What the task asks
Please write out the lines of the data exactly, beginning with the first and ending with the line containing "import pandas as pd"; leave the pictures behind.

<<<<

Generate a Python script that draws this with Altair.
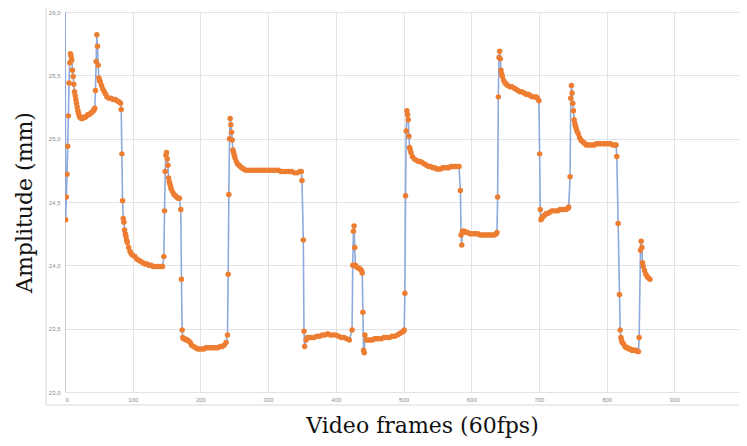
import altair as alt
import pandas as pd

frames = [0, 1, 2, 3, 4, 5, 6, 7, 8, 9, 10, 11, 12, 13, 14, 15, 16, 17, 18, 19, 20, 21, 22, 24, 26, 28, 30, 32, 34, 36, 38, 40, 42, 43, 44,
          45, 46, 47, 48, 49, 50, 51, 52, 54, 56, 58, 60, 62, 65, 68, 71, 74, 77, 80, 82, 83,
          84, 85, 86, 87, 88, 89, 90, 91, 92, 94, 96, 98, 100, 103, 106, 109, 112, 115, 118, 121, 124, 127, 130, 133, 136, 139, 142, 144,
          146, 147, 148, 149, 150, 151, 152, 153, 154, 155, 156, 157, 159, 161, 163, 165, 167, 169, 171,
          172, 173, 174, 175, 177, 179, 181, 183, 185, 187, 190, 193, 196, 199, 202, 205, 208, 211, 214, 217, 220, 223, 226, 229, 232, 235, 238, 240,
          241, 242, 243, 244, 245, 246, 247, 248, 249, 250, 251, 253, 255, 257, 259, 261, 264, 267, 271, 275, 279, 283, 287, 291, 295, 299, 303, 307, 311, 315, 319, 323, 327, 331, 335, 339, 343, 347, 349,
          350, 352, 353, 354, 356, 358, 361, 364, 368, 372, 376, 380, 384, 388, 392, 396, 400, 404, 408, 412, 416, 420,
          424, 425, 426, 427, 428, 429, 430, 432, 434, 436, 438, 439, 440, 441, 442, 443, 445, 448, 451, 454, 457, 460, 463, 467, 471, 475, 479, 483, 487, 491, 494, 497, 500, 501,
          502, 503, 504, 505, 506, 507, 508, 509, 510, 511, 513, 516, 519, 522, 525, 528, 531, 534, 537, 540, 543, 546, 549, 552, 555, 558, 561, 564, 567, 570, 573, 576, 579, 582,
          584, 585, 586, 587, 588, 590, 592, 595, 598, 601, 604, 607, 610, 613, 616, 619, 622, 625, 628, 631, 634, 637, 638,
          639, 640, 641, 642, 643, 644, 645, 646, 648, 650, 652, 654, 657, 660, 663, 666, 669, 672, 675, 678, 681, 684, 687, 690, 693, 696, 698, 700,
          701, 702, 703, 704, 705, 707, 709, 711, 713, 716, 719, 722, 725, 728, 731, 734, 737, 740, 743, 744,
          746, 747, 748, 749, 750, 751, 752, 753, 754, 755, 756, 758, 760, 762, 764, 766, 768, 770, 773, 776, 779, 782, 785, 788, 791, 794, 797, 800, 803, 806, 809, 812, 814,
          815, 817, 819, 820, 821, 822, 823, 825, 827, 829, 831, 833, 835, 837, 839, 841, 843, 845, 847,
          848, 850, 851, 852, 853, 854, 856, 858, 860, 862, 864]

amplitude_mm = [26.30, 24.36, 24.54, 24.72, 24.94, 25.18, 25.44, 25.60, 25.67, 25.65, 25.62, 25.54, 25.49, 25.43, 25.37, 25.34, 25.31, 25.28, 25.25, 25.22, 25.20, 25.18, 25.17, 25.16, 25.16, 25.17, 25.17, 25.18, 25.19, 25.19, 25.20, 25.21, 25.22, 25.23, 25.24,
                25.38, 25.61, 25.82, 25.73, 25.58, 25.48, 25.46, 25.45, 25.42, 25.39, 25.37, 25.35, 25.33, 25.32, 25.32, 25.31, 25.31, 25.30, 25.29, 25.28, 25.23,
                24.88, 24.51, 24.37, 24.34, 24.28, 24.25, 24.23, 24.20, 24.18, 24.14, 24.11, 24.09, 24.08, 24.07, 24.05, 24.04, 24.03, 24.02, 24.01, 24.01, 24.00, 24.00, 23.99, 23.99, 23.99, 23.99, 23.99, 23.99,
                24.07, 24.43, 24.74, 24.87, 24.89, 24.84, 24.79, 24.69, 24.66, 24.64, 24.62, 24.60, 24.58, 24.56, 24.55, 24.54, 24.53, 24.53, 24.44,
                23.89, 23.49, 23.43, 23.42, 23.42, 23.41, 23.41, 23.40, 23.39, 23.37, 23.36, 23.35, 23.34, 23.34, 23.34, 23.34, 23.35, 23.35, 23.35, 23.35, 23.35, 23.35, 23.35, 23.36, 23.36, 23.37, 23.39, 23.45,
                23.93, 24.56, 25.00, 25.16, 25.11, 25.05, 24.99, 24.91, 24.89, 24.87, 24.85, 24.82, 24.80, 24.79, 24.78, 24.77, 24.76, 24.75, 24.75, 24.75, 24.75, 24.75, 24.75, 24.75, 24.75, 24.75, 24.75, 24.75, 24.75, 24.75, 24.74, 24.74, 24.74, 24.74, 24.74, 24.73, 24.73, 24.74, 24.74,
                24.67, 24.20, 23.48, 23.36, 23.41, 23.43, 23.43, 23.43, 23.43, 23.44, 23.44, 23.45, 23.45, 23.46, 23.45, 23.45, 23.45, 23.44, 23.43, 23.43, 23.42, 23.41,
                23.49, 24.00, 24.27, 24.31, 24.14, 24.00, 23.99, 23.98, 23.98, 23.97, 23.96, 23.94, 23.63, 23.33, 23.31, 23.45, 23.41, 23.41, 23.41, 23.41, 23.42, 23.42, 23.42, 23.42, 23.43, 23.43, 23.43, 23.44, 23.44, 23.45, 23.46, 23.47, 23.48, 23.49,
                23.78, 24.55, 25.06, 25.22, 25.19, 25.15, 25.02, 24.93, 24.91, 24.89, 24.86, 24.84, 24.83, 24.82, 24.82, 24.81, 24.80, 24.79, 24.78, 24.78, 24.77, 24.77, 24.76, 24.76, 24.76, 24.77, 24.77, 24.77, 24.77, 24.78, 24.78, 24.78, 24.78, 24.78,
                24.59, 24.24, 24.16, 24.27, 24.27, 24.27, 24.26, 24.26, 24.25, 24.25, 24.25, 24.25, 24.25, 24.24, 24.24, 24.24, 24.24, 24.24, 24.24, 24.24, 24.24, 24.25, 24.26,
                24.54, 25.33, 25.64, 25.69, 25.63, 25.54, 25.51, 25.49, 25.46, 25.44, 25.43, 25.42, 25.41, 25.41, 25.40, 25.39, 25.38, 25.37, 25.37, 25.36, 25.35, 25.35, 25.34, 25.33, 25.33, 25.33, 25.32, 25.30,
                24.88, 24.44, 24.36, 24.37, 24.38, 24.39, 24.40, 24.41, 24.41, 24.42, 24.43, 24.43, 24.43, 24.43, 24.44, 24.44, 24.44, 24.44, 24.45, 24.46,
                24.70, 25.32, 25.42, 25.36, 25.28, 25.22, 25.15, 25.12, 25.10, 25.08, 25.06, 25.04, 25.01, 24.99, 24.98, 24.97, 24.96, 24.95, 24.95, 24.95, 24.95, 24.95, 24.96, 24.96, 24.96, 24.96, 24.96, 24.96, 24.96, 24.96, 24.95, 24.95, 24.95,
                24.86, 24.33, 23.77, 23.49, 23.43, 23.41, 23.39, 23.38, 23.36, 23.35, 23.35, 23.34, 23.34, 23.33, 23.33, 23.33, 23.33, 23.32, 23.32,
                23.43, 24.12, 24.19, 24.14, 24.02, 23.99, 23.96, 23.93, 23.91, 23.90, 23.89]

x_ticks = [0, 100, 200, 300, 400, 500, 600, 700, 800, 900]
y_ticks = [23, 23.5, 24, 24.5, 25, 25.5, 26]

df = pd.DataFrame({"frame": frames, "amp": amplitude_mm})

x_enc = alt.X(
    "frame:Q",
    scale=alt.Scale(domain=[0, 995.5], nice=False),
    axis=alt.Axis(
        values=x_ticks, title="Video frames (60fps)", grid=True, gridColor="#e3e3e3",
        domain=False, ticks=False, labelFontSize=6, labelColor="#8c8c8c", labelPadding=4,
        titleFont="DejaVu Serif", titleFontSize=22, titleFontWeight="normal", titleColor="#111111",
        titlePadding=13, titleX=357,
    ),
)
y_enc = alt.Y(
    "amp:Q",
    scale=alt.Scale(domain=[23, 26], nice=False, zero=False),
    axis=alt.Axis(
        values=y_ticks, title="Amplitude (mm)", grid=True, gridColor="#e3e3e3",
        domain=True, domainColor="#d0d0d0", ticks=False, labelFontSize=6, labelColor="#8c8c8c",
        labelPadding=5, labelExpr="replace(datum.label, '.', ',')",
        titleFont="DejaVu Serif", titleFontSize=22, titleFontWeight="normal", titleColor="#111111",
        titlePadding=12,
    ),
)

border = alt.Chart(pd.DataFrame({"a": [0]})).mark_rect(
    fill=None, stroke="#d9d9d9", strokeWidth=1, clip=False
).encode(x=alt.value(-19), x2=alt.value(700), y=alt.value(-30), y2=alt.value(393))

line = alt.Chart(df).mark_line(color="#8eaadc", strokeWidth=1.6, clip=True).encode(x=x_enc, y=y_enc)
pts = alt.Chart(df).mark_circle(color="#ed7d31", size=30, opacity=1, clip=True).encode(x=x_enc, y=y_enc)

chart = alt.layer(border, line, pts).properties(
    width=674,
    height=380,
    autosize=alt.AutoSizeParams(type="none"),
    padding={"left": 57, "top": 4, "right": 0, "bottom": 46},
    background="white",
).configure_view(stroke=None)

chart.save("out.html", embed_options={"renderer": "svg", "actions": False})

>>>>

Answer to this exercise
Generate a Python script that draws this with Altair.
import altair as alt
import pandas as pd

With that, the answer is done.